Arising from Soviet prison camps in the 1930s, career criminals known as "thieves-in-law" exist in one form or another throughout post-Soviet countries and have evolved into major transnational organised criminal networks since the dissolution of the USSR. Intriguingly, this criminal fraternity established a particular stronghold in the Soviet republic of Georgia where, by the 1990s, they had formed a mafia network of criminal associations that attempted to monopolize protection in both legal and illegal sectors of the economy. This saturation was to such an extent that in 2005, Mikhail Saakashvili, the current president of Georgia, claimed that "in the past 15 years... Georgia was not ruled by [former President] Shevardnadze, but by thieves-in-law."
Following peaceful regime change with 2003's Rose Revolution, Georgia prioritised reform of the criminal justice system generally, and an attack on the thieves-in-law specifically, using anti-organized crime policies that emulated approaches in Italy and America.

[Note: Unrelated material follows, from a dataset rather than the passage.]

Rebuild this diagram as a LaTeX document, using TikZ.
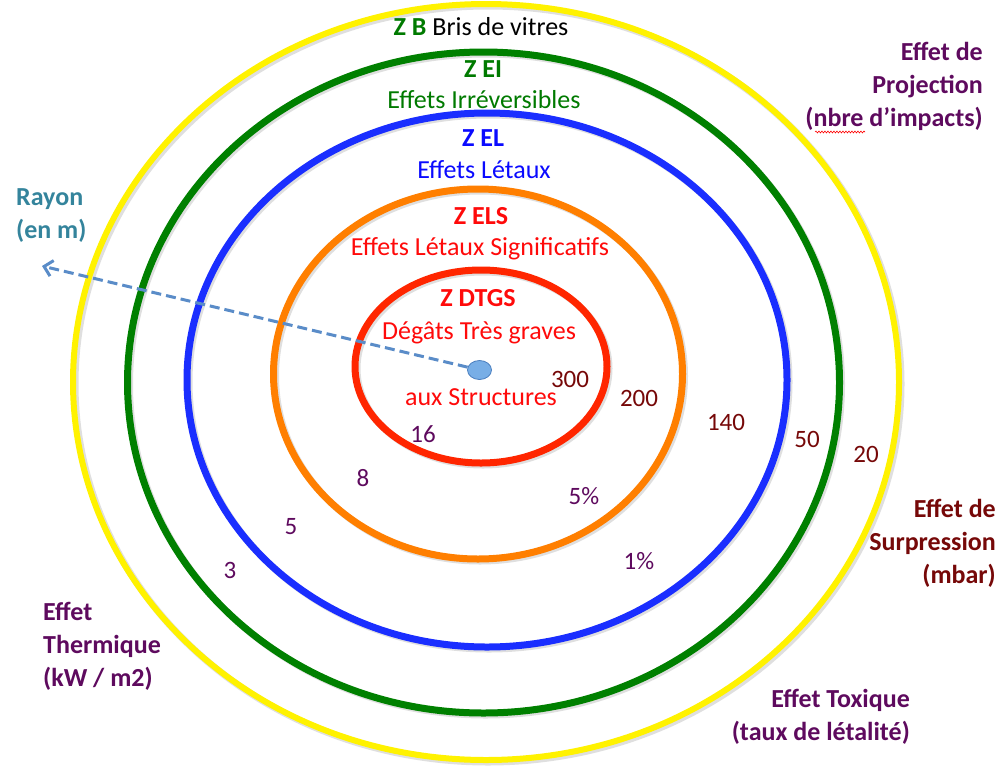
\documentclass[tikz,border=0pt]{standalone}
\usepackage{fontspec}
\setmainfont{Carlito}
\usetikzlibrary{arrows.meta,shapes.geometric,decorations.pathmorphing}
\definecolor{ringyellow}{HTML}{FFF200}
\definecolor{ringgreen}{HTML}{008000}
\definecolor{ringblue}{HTML}{1A2EFF}
\definecolor{ringorange}{HTML}{FF7F00}
\definecolor{ringred}{HTML}{FF2600}
\definecolor{txtgreen}{HTML}{007A00}
\definecolor{txtblue}{HTML}{0A0AFF}
\definecolor{txtred}{HTML}{FF0A0A}
\definecolor{purp}{HTML}{5E0A5E}
\definecolor{maroon}{HTML}{760808}
\definecolor{rayon}{HTML}{34849C}
\definecolor{arrowblue}{HTML}{5A8CC8}
\definecolor{dotfill}{HTML}{78AEE6}
\definecolor{dotedge}{HTML}{4A7EBE}
\tikzset{
  ring/.style={line width=7pt},
  ringshadow/.style={line width=7pt, draw=black!25, opacity=0.5},
  lbl/.style={inner sep=0pt, anchor=base, font=\fontsize{26}{33}\selectfont},
  num/.style={inner sep=0pt, anchor=base, font=\fontsize{25}{30}\selectfont},
  side/.style={inner sep=0pt, font=\fontsize{26}{33}\selectfont\bfseries},
}
\begin{document}
\begin{tikzpicture}[x=1pt,y=-1pt]
\useasboundingbox (0,0) rectangle (1000,766);
% shadows
\draw[ringshadow] (488,384) ellipse [x radius=413, y radius=378];
\draw[ringshadow] (485.5,384.5) ellipse [x radius=356, y radius=330.5];
\draw[ringshadow] (489,382) ellipse [x radius=300, y radius=267];
\draw[ringshadow] (480,376) ellipse [x radius=204.5, y radius=185];
\draw[ringshadow] (483,368.5) ellipse [x radius=126, y radius=96.5];
% rings
\draw[ring, line width=6pt, draw=ringyellow] (486,382) ellipse [x radius=413, y radius=378];
\draw[ring, draw=ringgreen] (483.5,382.5) ellipse [x radius=356, y radius=330.5];
\draw[ring, draw=ringblue] (487,380) ellipse [x radius=300, y radius=267];
\draw[ring, draw=ringorange] (478,374) ellipse [x radius=204.5, y radius=185];
\draw[ring, draw=ringred] (481,366.5) ellipse [x radius=126, y radius=96.5];

% centre dot and radius arrow
\node[ellipse, draw=dotedge, fill=dotfill, line width=0.8pt, minimum width=24pt, minimum height=19pt, inner sep=0pt] (dot) at (479.5,370) {};
\coordinate (raytip) at (42,266);
\draw[arrowblue, line width=3pt, dash pattern=on 10pt off 5pt, -{Straight Barb[length=8pt,width=16pt,line width=3pt]}] (dot) -- (raytip);

% zone labels
\node[lbl] (zb) at (481,35) {\textcolor{txtgreen}{\bfseries Z B} Bris de vitres};
\node[lbl, txtgreen] (zei) at (483,77) {\bfseries Z EI};
\node[lbl, txtgreen] (ei) at (484,108) {Effets Irréversibles};
\node[lbl, txtblue] (zel) at (483,146) {\bfseries Z EL};
\node[lbl, txtblue] (el) at (484,178) {Effets Létaux};
\node[lbl, txtred] (zels) at (481,224) {\bfseries Z ELS};
\node[lbl, txtred] (els) at (480,255) {Effets Létaux Significatifs};
\node[lbl, txtred] (zdtgs) at (478,306) {\bfseries Z DTGS};
\node[lbl, txtred] (dtg1) at (479,339) {Dégâts Très graves};
\node[lbl, txtred] (dtg2) at (481,405) {aux Structures};

% values
\node[num, maroon] (p300) at (570,387) {300};
\node[num, maroon] (p200) at (639,406) {200};
\node[num, maroon] (p140) at (726,430) {140};
\node[num, maroon] (p50) at (807,447) {50};
\node[num, maroon] (p20) at (866,462) {20};
\node[num, purp] (t5p) at (584,504) {5\%};
\node[num, purp] (t1p) at (639,569) {1\%};
\node[num, purp] (th16) at (423,442) {16};
\node[num, purp] (th8) at (363,486) {8};
\node[num, purp] (th5) at (291,534) {5};
\node[num, purp] (th3) at (230,578) {3};

% side legends
\node[side, rayon, anchor=north west, align=left] (rayonlbl) at (16,188) {Rayon\\(en m)};
\node[side, purp, anchor=north east, align=right] (proj) at (983,42) {Effet de\\Projection\\(nbre d’impacts)};
\node[side, maroon, anchor=north east, align=right] (surp) at (996,499) {Effet de\\Surpression\\(mbar)};
\node[side, purp, anchor=north east, align=right] (tox) at (910,689) {Effet Toxique\\(taux de létalité)};
\node[side, purp, anchor=north west, align=left] (therm) at (43,602) {Effet\\Thermique\\(kW / m2)};
\draw[red, line width=0.6pt, decorate, decoration={snake, amplitude=0.9pt, segment length=3pt}] (815,132) -- (865,132);
\end{tikzpicture}
\end{document}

Criminalization of association with thieves-in-law, radical reforms of the police and prisons, educational change, and controversial, draconian and extra-legal measures, amounted to arguably the most sustained anti-mafia policy implemented in any post-Soviet country - a policy the government believed would pull Georgia out of the Soviet past, declaring it a resounding success.
Utilising unique access to primary sources of data, including police files, court cases, archives and expert interviews, Reorganizing Crime: Mafia and Anti-Mafia in Post-Soviet Georgia charts both the longevity and the sudden decline of the thieves-in-law, exploring the changes in the resilience levels of members carrying this elite criminal status, and how this resilience has been so effectively compromised since 2005. Through an innovative and engaging analysis of this little known and often misunderstood cohort of organised crime, this book engages with contemporary debates on understanding the resilience of so-called dark networks, such as organized crime groups and terrorist cells, and tests the theories of how and why success in challenging such organizations can occur.
About the author
Dr Gavin Slade is a research fellow in criminology at the University of Toronto, Canada, having gained his PhD in Law from the University of Oxford in 2011. He is primarily interested in organized crime and prison sociology; in particular, criminological questions arising from post-Soviet societies, having lived and worked in Russia and Georgia for almost seven years. He maintains a broad interest in criminal justice reform in transitional contexts and has worked in the non-governmental sector in Georgia on this matter.